--- START OF Provided entries ---
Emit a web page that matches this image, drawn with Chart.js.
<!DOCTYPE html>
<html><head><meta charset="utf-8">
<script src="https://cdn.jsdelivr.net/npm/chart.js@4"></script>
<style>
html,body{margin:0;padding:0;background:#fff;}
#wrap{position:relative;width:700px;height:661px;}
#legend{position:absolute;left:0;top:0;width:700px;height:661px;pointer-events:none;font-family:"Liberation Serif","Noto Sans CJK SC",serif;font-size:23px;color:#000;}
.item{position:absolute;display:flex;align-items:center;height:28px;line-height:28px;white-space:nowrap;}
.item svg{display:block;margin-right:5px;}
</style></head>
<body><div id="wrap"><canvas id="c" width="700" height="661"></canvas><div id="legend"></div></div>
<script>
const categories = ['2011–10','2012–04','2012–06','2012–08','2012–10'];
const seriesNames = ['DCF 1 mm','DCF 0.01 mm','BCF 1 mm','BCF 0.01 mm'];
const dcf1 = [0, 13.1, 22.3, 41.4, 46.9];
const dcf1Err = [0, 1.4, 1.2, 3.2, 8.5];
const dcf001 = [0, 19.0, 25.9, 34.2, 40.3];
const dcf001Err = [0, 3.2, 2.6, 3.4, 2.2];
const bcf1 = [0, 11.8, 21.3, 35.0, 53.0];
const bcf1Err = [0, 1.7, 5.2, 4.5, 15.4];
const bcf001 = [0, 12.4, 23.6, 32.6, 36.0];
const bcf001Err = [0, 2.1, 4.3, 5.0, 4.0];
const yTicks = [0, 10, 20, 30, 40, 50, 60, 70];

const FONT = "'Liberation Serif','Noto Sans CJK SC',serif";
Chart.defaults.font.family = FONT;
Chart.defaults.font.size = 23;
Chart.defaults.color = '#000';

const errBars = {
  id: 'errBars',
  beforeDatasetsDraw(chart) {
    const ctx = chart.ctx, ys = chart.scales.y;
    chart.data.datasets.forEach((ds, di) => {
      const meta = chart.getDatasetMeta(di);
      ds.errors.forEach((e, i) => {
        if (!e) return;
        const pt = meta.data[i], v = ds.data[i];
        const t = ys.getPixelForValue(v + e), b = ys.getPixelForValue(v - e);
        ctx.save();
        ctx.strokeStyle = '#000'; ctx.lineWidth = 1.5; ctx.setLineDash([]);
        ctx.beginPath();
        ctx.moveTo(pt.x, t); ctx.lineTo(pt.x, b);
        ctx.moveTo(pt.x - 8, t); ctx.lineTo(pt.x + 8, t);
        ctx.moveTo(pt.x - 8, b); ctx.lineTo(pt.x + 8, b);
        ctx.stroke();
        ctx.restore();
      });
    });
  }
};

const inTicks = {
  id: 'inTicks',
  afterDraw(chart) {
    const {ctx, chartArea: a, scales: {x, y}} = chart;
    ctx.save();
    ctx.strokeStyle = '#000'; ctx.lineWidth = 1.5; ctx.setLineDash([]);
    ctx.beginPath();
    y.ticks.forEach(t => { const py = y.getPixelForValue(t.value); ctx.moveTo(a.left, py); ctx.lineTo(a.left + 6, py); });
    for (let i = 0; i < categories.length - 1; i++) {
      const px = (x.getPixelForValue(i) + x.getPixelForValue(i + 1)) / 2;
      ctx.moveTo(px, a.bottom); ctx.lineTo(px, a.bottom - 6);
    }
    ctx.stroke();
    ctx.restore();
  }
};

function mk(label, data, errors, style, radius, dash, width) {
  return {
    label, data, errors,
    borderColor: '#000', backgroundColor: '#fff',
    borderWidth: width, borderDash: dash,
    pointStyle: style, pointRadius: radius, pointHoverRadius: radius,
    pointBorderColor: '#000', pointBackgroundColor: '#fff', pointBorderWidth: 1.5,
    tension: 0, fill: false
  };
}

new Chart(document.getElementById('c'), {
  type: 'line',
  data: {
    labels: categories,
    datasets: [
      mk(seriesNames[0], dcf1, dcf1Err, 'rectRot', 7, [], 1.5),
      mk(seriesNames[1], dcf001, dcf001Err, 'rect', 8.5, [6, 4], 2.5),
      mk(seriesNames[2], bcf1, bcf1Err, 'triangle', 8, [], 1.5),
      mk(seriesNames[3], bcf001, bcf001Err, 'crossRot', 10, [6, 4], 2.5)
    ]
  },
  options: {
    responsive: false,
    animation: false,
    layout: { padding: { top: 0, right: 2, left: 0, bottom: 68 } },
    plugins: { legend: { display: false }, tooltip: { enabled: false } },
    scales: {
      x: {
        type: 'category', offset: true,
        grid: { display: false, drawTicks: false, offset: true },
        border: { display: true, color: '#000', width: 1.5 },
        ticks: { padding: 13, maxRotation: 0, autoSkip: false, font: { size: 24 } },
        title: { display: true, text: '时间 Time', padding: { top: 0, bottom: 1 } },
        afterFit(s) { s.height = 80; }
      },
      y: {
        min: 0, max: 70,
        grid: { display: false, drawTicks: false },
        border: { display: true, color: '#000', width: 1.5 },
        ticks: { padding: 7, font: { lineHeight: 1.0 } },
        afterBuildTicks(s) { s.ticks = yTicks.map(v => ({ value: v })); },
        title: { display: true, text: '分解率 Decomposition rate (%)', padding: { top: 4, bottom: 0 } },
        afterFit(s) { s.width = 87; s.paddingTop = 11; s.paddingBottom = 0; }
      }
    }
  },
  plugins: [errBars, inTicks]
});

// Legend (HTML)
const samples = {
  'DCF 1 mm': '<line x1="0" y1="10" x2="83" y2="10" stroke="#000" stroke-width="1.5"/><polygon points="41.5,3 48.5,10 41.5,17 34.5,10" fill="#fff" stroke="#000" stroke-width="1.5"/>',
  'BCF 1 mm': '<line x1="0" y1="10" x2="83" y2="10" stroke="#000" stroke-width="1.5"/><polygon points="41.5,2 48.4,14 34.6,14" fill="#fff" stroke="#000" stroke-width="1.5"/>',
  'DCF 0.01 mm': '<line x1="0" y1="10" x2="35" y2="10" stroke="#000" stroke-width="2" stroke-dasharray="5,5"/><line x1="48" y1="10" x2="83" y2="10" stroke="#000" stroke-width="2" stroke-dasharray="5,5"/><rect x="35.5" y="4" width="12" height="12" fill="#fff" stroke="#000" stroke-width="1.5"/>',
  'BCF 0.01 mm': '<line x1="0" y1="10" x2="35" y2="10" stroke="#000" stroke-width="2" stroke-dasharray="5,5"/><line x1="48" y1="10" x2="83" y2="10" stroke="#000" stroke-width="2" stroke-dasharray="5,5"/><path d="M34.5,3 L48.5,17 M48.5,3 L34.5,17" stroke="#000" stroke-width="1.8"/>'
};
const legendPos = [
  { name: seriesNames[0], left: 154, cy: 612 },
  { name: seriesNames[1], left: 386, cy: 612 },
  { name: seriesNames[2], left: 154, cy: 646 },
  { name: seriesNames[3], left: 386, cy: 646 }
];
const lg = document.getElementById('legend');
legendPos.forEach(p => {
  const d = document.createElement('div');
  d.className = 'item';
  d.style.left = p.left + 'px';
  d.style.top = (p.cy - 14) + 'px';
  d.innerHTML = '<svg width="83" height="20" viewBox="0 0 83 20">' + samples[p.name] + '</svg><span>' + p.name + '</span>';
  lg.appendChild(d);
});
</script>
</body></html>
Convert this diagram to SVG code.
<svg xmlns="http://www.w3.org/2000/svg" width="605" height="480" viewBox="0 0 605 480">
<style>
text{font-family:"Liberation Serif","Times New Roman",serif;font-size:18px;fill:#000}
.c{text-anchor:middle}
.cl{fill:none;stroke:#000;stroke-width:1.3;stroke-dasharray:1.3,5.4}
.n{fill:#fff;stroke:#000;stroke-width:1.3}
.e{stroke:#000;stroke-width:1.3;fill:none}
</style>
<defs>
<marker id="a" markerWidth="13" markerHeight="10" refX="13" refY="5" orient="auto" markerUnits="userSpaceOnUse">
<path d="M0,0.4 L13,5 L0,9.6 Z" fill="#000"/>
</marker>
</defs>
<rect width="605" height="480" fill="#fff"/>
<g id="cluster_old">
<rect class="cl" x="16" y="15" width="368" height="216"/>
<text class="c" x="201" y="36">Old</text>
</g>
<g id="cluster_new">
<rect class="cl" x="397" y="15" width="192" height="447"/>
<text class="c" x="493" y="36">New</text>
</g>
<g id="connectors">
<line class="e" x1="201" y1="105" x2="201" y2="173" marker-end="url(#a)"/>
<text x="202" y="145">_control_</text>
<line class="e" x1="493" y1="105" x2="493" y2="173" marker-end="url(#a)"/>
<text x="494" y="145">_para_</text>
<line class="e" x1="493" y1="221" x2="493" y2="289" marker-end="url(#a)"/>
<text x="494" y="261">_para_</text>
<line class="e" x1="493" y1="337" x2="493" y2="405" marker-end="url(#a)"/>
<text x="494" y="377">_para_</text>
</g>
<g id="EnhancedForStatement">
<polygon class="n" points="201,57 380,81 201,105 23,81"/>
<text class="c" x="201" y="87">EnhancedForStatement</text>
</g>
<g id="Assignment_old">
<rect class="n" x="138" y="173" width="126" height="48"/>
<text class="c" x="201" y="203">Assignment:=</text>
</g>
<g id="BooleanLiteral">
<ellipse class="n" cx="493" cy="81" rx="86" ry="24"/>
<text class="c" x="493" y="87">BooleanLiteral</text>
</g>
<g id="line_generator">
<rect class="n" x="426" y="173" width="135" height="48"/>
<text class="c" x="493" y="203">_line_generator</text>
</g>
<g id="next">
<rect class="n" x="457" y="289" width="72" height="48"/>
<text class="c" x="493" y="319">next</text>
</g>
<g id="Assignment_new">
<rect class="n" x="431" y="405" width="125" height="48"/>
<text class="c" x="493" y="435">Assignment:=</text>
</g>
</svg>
--- END OF Provided entries ---
--- START OF Provided entries ---
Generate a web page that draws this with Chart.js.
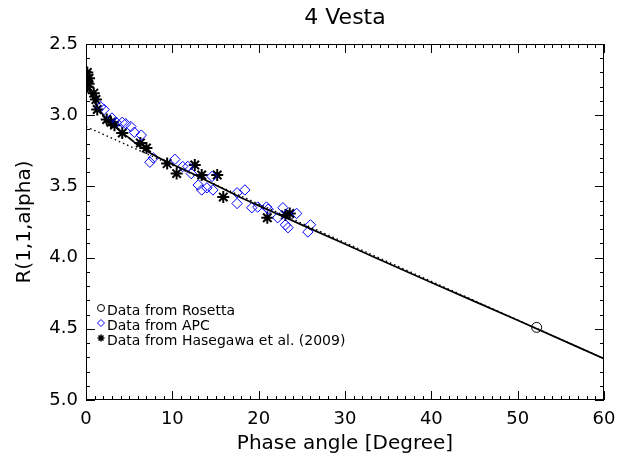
--- END OF Provided entries ---
Exercise instructions: From the listing above, collect each line in which the string "page" appears.

Solution to this task:
Emit a web page that matches this image, drawn with Chart.js.
Generate a web page that draws this with Chart.js.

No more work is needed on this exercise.